Doctrine de l'Action française
On n'évoquera pas ici les idées et la personnalité du fondateur de l'Action française avec sa barbiche et son feutre noir, sa surdité, son intransigeance, sa passion pour le Midi méditerranéen et pour la Grèce antique, son goût pour la poésie, son culte de la rigueur, de l'ordre et de la raison, sa manie de corriger sans cesse par d'indéchiffrables ratures les manuscrits de ses articles quotidiens, mais il est indispensable de présenter à grands traits la doctrine maurrassienne, car Maurras fut pour les fidèles de l'Action française un maître à penser, un chef d'école, le détenteur incontesté de la vérité politique.
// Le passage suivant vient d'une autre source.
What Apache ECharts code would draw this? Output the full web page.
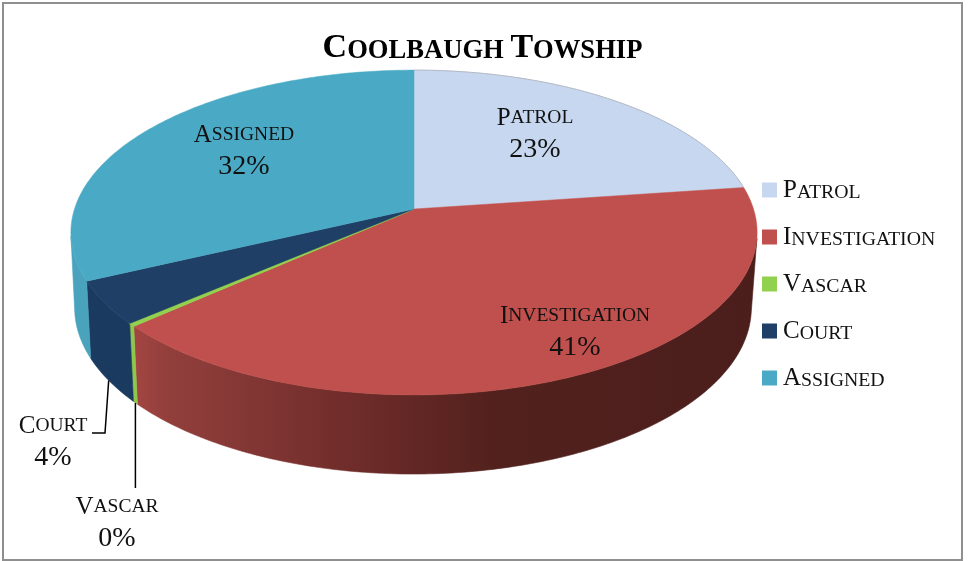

La principale originalité de Maurras, c'est qu'il a réalisé, avec toutes les apparences de la rigueur la plus absolue (« Il est, écrivait-il, des vérités que tout établit, que rien ne dément. »), l'amalgame de deux tendances jusqu'alors bien distinctes et même longtemps opposées : le traditionalisme contre-révolutionnaire et le nationalisme.
L'essentiel de la pensée de Maurras est en parfaite harmonie avec l'enseignement des « maîtres de la contre-révolution », Maistre, Bonald, Burke : chez lui comme chez eux, on retrouve la même critique implacable des principes de 1789, la même haine des abstractions et du « panjurisme » révolutionnaires, la même condamnation de la démocratie, le même attachement aux traditions, le même souci de fonder l'action politique sur les réalités naturelles, c'est-à-dire sur le legs de l'histoire et les leçons du passé. C'est de là que viennent la « politique naturelle » de Maurras, sa distinction entre le « pays légal » et le « pays réel », sa confiance dans les communautés naturelles que sont la famille, la région, le métier. Mais cet ennemi du xixe siècle – « le stupide xixe siècle » dont parlera son ami Léon Daudet – n'en est pas resté à l'époque de Joseph de Maistre. Son positivisme et la confiance qu'il place, dès ses premiers écrits politiques, dans l'« empirisme organisateur » comme principe et méthode de pensée et d'action portent la marque d'Auguste Comte, dont l'œuvre a exercé sur lui une profonde influence, ainsi que celle de Taine, qui voyait dans le jacobinisme « le chef-d'œuvre de la raison pure et de la déraison pratique ».
Jusqu'à la fin du xixe siècle, cependant, le nationalisme français était resté lié de la façon la plus étroite aux souvenirs de l'époque révolutionnaire : « la patrie en danger », Valmy, les soldats de l'an II. C'est ce nationalisme de tradition révolutionnaire qui inspire Michelet (notamment dans Le Peuple), les communards, les fondateurs de la Ligue des patriotes avant la crise boulangiste, plus tard[...]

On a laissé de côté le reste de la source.